The videogame builds on that adventure with a more literal translation of D&D's rules than any game since the 'Gold Box' era. The then-current 3.5 edition ruleset with all its quirks was plunked down wholesale, complete with turn-based combat. Do you know what attacks of opportunity are? Why five-foot steps are important? Trip attacks? You will learn, because The Temple of Elemental Evil uses all those things. It has a manual that's over 150 pages long, including a couple of pages to note where it differs from the official rules by necessity (and for some reason a recipe for chocolate chip cookies).
That's a lot of rules to interact with. They're brought onto your screen via a radial menu that appears when you right click.

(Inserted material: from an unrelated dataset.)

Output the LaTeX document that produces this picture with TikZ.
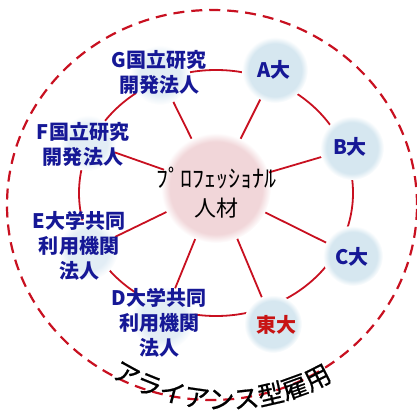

It spirals with bristling options like the tools in an overstuffed Swiss army knife, only instead of nail clippers and a corkscrew they're spells and feats and skills and items. It's ridiculous but also kind of wonderful. Like Blood Bowl, it's a game I can't imagine making sense to people who aren't familiar with the original rules. But, also like Blood Bowl, I love its commitment to replicating those tabletop rules in all their doofy glory.